Kronos made an appearance in a rare multi-puppet opening bit featuring a dinosaur and a shark singing "Raindrops Keep Falling on My Head" before they started a toothy make-out session. 

I mean, come on!! What other show offered that?

Another toothy denizen of the Late Late Show puppet brigade is Wavy the crocodile/alligator. Fresh from the bayou, he apparently has an English cousin whose longer torso is perfect for High Def.

Wavy not only has an English cousin, but also has an English girlfriend, who he introduced to the audience. She seems a shy, retiring type, though I suppose one would be when dating a crocodile/alligator. (This is one of my favorite bits)

In what seemed like a shark week of his very own, Craig was having relationship problems with his shark.

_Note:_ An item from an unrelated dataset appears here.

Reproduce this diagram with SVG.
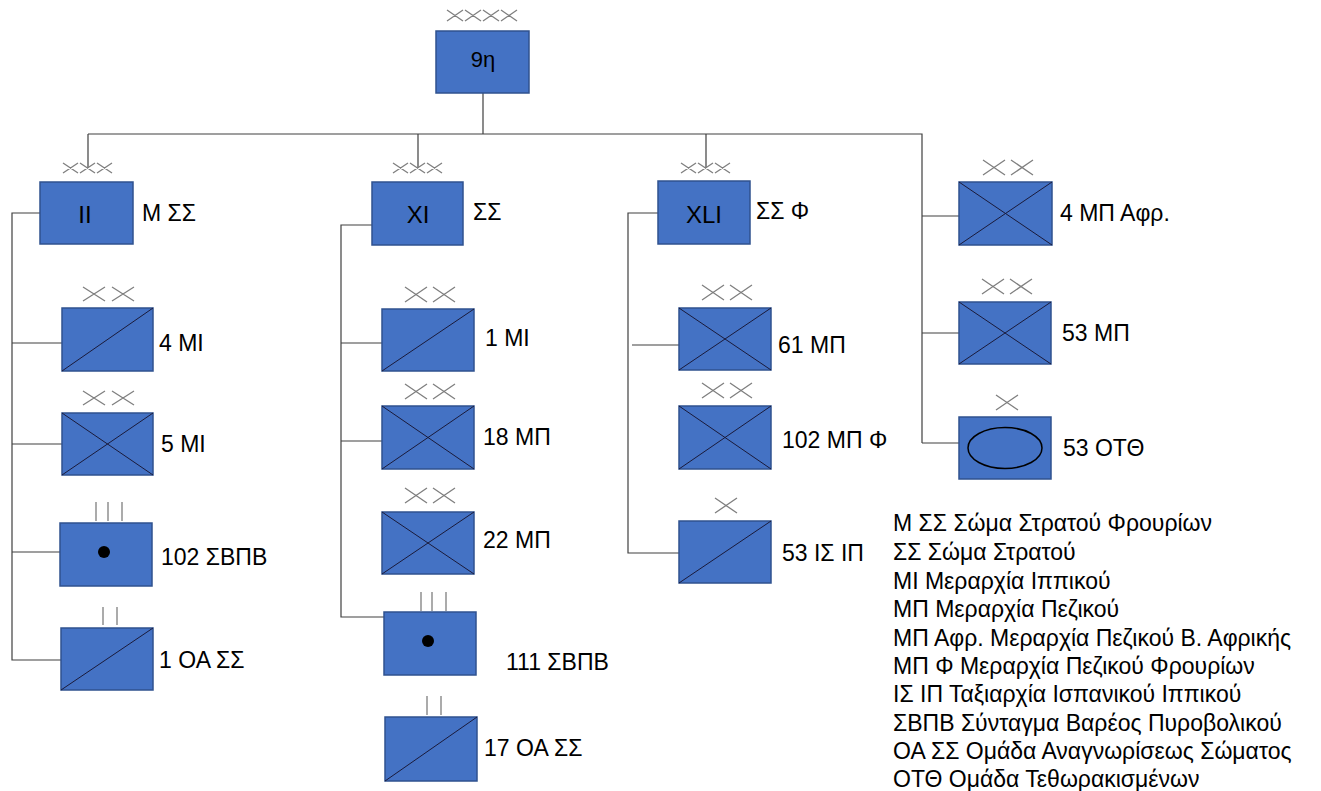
<svg xmlns="http://www.w3.org/2000/svg" width="1321" height="791" viewBox="0 0 1321 791">
<style>
.box{fill:#4472C4;stroke:#2F528F;stroke-width:1.5}
.in{stroke:#1a1a3a;stroke-width:1;fill:none}
.ech{stroke:#7f7f7f;stroke-width:1.3;fill:none}
.con{stroke:#404040;stroke-width:1.2;fill:none}
.lbl{font-family:"Liberation Sans",Arial,sans-serif;font-size:23px;fill:#000;dominant-baseline:central}
.big{font-family:"Liberation Sans",Arial,sans-serif;font-size:24px;fill:#000;text-anchor:middle;dominant-baseline:central}
.leg{font-family:"Liberation Sans",Arial,sans-serif;font-size:23px;fill:#000;dominant-baseline:central}
</style>
<rect width="1321" height="791" fill="#fff"/>
<g id="connectors" class="con">
<path d="M483 93V134M88 134H922V443M88 134V168M418 134V168M706 134V168"/>
<path d="M922 216H959M922 333H959M922 443H959"/>
<path d="M40 213H12V660H61M12 343H62M12 444H62M12 552H60"/>
<path d="M372 225H341V617H384M341 343H382M341 441H382"/>
<path d="M658 213H628V553H679M632 345H679"/>
</g>
<g id="n9">
<rect class="box" x="436" y="31" width="93" height="62"/>
<text class="big" x="483" y="59" style="font-size:22px">9η</text>
<path class="ech" d="M447 10l16 11M463 10l-16 11M465 10l16 11M481 10l-16 11M483 10l16 11M499 10l-16 11M501 10l16 11M517 10l-16 11"/>
</g>
<g id="nII">
<rect class="box" x="40" y="182" width="93" height="62"/>
<text class="big" x="85" y="214">II</text>
<text class="lbl" x="142" y="213">Μ ΣΣ</text>
<path class="ech" d="M63 163l15 10M78 163l-15 10M80 163l15 10M95 163l-15 10M97 163l15 10M112 163l-15 10"/>
</g>
<g id="n4MI">
<rect class="box" x="62" y="308" width="91" height="63"/>
<path class="in" d="M62 371L153 308"/>
<text class="lbl" x="159" y="343">4 ΜΙ</text>
<path class="ech" d="M83 287l22 14M105 287l-22 14M112 287l22 14M134 287l-22 14"/>
</g>
<g id="n5MI">
<rect class="box" x="62" y="413" width="91" height="62"/>
<path class="in" d="M62 413L153 475M62 475L153 413"/>
<text class="lbl" x="161" y="444">5 ΜΙ</text>
<path class="ech" d="M83 391l22 14M105 391l-22 14M112 391l22 14M134 391l-22 14"/>
</g>
<g id="n102SBPB">
<rect class="box" x="60" y="523" width="92" height="63"/>
<circle cx="104" cy="552" r="6" fill="#000"/>
<text class="lbl" x="161" y="557">102 ΣΒΠΒ</text>
<path class="ech" d="M96 502V521M108 502V521M122 502V521"/>
</g>
<g id="n1OASS">
<rect class="box" x="61" y="628" width="92" height="62"/>
<path class="in" d="M61 690L153 628"/>
<text class="lbl" x="159" y="660">1 ΟΑ ΣΣ</text>
<path class="ech" d="M103 607V625M117 607V625"/>
</g>
<g id="nXI">
<rect class="box" x="372" y="182" width="91" height="63"/>
<text class="big" x="418" y="214">XI</text>
<text class="lbl" x="473" y="212">ΣΣ</text>
<path class="ech" d="M393 163l15 10M408 163l-15 10M410 163l15 10M425 163l-15 10M427 163l15 10M442 163l-15 10"/>
</g>
<g id="n1MI">
<rect class="box" x="382" y="309" width="92" height="62"/>
<path class="in" d="M382 371L474 309"/>
<text class="lbl" x="485" y="338">1 ΜΙ</text>
<path class="ech" d="M405 287l22 15M427 287l-22 15M433 287l22 15M455 287l-22 15"/>
</g>
<g id="n18MP">
<rect class="box" x="382" y="406" width="92" height="63"/>
<path class="in" d="M382 406L474 469M382 469L474 406"/>
<text class="lbl" x="483" y="437">18 ΜΠ</text>
<path class="ech" d="M405 384l22 15M427 384l-22 15M433 384l22 15M455 384l-22 15"/>
</g>
<g id="n22MP">
<rect class="box" x="382" y="512" width="92" height="62"/>
<path class="in" d="M382 512L474 574M382 574L474 512"/>
<text class="lbl" x="483" y="540">22 ΜΠ</text>
<path class="ech" d="M405 488l22 15M427 488l-22 15M433 488l22 15M455 488l-22 15"/>
</g>
<g id="n111SBPB">
<rect class="box" x="384" y="612" width="92" height="63"/>
<circle cx="428" cy="641" r="6" fill="#000"/>
<text class="lbl" x="506" y="662">111 ΣΒΠΒ</text>
<path class="ech" d="M421 592V611M432 592V611M446 592V611"/>
</g>
<g id="n17OASS">
<rect class="box" x="385" y="717" width="92" height="64"/>
<path class="in" d="M385 781L477 717"/>
<text class="lbl" x="484" y="748">17 ΟΑ ΣΣ</text>
<path class="ech" d="M427 696V715M441 696V715"/>
</g>
<g id="nXLI">
<rect class="box" x="658" y="181" width="92" height="63"/>
<text class="big" x="704" y="214">XLI</text>
<text class="lbl" x="756" y="211">ΣΣ Φ</text>
<path class="ech" d="M681 163l15 10M696 163l-15 10M698 163l15 10M713 163l-15 10M715 163l15 10M730 163l-15 10"/>
</g>
<g id="n61MP">
<rect class="box" x="679" y="308" width="92" height="62"/>
<path class="in" d="M679 308L771 370M679 370L771 308"/>
<text class="lbl" x="778" y="345">61 ΜΠ</text>
<path class="ech" d="M702 285l22 15M724 285l-22 15M730 285l22 15M752 285l-22 15"/>
</g>
<g id="n102MPF">
<rect class="box" x="679" y="406" width="92" height="63"/>
<path class="in" d="M679 406L771 469M679 469L771 406"/>
<text class="lbl" x="782" y="440">102 ΜΠ Φ</text>
<path class="ech" d="M702 383l22 15M724 383l-22 15M730 383l22 15M752 383l-22 15"/>
</g>
<g id="n53ISIP">
<rect class="box" x="679" y="521" width="92" height="62"/>
<path class="in" d="M679 583L771 521"/>
<text class="lbl" x="782" y="553">53 ΙΣ ΙΠ</text>
<path class="ech" d="M715 498l22 15M737 498l-22 15"/>
</g>
<g id="n4MPAfr">
<rect class="box" x="959" y="182" width="93" height="63"/>
<path class="in" d="M959 182L1052 245M959 245L1052 182"/>
<text class="lbl" x="1060" y="213">4 ΜΠ Αφρ.</text>
<path class="ech" d="M983 160l22 15M1005 160l-22 15M1011 160l22 15M1033 160l-22 15"/>
</g>
<g id="n53MP">
<rect class="box" x="959" y="302" width="92" height="62"/>
<path class="in" d="M959 302L1051 364M959 364L1051 302"/>
<text class="lbl" x="1062" y="333">53 ΜΠ</text>
<path class="ech" d="M982 279l22 15M1004 279l-22 15M1010 279l22 15M1032 279l-22 15"/>
</g>
<g id="n53OTTh">
<rect class="box" x="959" y="417" width="92" height="62"/>
<ellipse cx="1005" cy="448" rx="37" ry="20.5" fill="#4472C4" stroke="#000" stroke-width="1.5"/>
<text class="lbl" x="1063" y="448">53 ΟΤΘ</text>
<path class="ech" d="M996 395l22 15M1018 395l-22 15"/>
</g>
<g id="legend">
<text class="leg" x="893" y="523">Μ ΣΣ Σώμα Στρατού Φρουρίων</text>
<text class="leg" x="893" y="552">ΣΣ Σώμα Στρατού</text>
<text class="leg" x="893" y="581">ΜΙ Μεραρχία Ιππικού</text>
<text class="leg" x="893" y="609">ΜΠ Μεραρχία Πεζικού</text>
<text class="leg" x="893" y="638">ΜΠ Αφρ. Μεραρχία Πεζικού Β. Αφρικής</text>
<text class="leg" x="893" y="666">ΜΠ Φ Μεραρχία Πεζικού Φρουρίων</text>
<text class="leg" x="893" y="694">ΙΣ ΙΠ Ταξιαρχία Ισπανικού Ιππικού</text>
<text class="leg" x="893" y="723">ΣΒΠΒ Σύνταγμα Βαρέος Πυροβολικού</text>
<text class="leg" x="893" y="751">ΟΑ ΣΣ Ομάδα Αναγνωρίσεως Σώματος</text>
<text class="leg" x="893" y="779">ΟΤΘ Ομάδα Τεθωρακισμένων</text>
</g>
</svg>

Breaking up is hard to do, especially with a shark.

But it turns out, that the shark has quite a personality.

The lip synching to songs became more elaborate as time went on and began to incorporate staffmembers, but there's something so right about puppets "lip" synching.

And speaking of elaborate, here's a little unicorn joined by friends to sing "The Lonely Goatherd."

Not to be outdone, however, is Kronos, King of the Monkey People, a monkey of many talents.

As an honorable mention, it seems only fair that Craig should have a puppet all his own.

There are any number of other puppet bits floating around out there on YouTube and I highly recommend an hour of surfing.